Task description |
Leave out the pictures and retype only the lines from the opening line to the line that holds "6, bottom: 79", both ends included.

Available data |
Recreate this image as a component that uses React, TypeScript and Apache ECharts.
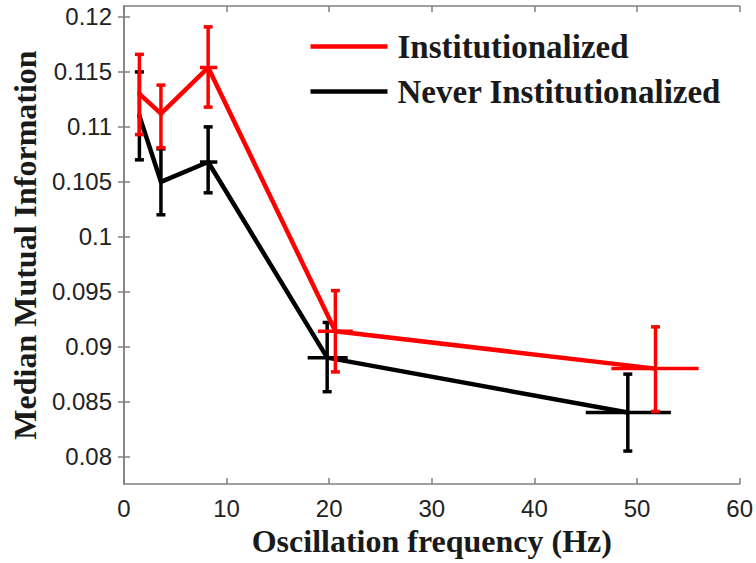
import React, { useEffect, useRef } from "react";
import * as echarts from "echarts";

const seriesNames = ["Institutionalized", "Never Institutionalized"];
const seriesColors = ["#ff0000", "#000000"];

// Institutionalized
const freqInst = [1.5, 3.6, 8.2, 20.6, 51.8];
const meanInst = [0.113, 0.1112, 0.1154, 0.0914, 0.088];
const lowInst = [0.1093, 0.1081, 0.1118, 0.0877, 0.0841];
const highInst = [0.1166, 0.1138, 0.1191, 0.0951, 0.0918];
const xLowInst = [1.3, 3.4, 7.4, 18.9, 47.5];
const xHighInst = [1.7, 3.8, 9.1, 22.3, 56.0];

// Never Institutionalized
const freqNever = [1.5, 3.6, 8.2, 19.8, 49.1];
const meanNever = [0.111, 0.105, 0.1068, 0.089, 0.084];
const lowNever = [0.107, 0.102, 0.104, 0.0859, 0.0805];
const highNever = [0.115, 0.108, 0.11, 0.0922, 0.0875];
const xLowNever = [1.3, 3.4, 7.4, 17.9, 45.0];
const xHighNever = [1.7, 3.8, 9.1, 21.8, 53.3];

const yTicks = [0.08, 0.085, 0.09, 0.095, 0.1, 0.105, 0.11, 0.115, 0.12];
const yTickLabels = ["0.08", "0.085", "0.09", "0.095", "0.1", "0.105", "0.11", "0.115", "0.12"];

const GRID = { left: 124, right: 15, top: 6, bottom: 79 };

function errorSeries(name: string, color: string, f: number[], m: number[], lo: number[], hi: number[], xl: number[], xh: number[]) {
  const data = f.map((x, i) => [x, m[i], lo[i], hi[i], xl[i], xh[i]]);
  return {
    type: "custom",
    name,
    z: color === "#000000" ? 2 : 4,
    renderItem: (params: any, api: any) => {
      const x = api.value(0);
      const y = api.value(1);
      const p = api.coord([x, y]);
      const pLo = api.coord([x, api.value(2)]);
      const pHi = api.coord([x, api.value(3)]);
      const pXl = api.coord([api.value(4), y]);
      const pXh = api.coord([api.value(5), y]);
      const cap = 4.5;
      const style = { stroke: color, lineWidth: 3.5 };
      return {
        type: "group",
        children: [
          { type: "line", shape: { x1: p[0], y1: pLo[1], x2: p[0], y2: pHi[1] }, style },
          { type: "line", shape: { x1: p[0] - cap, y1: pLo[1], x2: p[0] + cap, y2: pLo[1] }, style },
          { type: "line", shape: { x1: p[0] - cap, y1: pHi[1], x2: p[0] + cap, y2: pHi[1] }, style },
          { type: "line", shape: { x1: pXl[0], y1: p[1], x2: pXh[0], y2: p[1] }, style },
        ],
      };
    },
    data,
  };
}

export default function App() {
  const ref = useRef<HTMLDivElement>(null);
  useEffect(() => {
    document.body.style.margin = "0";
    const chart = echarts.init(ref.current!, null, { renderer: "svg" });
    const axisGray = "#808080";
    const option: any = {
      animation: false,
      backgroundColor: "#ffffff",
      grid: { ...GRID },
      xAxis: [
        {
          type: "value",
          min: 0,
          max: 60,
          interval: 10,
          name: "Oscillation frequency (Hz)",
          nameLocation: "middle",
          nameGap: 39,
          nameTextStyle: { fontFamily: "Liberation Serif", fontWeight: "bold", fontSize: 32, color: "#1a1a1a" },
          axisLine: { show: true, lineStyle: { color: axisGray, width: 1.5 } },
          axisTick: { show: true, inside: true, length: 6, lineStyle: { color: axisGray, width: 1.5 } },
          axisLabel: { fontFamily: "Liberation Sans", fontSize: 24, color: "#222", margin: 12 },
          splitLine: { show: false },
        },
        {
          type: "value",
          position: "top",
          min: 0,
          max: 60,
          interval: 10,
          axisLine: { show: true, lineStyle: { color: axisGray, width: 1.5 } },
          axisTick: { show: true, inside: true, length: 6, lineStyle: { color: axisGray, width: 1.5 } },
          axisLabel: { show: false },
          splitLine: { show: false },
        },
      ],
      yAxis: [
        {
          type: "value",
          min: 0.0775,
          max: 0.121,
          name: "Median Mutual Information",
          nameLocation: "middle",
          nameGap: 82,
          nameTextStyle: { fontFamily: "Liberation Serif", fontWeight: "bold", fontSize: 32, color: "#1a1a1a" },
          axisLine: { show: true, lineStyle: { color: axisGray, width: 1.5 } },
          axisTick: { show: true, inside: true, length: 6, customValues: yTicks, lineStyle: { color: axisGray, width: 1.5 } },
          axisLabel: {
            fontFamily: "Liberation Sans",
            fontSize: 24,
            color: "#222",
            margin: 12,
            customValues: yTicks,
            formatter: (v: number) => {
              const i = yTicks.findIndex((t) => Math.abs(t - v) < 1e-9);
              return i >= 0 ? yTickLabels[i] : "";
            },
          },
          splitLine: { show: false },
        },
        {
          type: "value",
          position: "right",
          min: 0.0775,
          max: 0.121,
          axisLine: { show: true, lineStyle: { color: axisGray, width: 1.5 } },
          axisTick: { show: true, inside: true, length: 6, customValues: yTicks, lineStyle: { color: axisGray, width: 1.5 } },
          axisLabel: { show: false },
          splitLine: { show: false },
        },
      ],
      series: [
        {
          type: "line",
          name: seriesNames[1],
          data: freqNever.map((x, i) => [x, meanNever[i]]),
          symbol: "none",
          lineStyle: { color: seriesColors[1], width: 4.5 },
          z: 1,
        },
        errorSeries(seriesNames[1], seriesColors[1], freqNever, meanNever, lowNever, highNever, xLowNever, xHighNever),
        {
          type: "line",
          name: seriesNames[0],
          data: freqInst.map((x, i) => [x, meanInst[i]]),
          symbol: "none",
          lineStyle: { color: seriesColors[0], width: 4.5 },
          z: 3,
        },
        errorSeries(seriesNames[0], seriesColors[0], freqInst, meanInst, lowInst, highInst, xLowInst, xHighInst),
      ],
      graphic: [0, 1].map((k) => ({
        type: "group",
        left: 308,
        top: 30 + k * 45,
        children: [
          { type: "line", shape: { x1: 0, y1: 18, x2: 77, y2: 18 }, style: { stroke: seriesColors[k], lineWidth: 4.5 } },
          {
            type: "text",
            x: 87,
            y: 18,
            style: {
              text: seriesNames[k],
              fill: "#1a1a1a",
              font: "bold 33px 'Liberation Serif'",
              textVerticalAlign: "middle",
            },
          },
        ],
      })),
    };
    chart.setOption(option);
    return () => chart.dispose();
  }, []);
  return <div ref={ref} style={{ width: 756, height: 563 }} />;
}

Response to the exercise |
Recreate this image as a component that uses React, TypeScript and Apache ECharts.
import React, { useEffect, useRef } from "react";
import * as echarts from "echarts";

const seriesNames = ["Institutionalized", "Never Institutionalized"];
const seriesColors = ["#ff0000", "#000000"];

// Institutionalized
const freqInst = [1.5, 3.6, 8.2, 20.6, 51.8];
const meanInst = [0.113, 0.1112, 0.1154, 0.0914, 0.088];
const lowInst = [0.1093, 0.1081, 0.1118, 0.0877, 0.0841];
const highInst = [0.1166, 0.1138, 0.1191, 0.0951, 0.0918];
const xLowInst = [1.3, 3.4, 7.4, 18.9, 47.5];
const xHighInst = [1.7, 3.8, 9.1, 22.3, 56.0];

// Never Institutionalized
const freqNever = [1.5, 3.6, 8.2, 19.8, 49.1];
const meanNever = [0.111, 0.105, 0.1068, 0.089, 0.084];
const lowNever = [0.107, 0.102, 0.104, 0.0859, 0.0805];
const highNever = [0.115, 0.108, 0.11, 0.0922, 0.0875];
const xLowNever = [1.3, 3.4, 7.4, 17.9, 45.0];
const xHighNever = [1.7, 3.8, 9.1, 21.8, 53.3];

const yTicks = [0.08, 0.085, 0.09, 0.095, 0.1, 0.105, 0.11, 0.115, 0.12];
const yTickLabels = ["0.08", "0.085", "0.09", "0.095", "0.1", "0.105", "0.11", "0.115", "0.12"];

const GRID = { left: 124, right: 15, top: 6, bottom: 79 };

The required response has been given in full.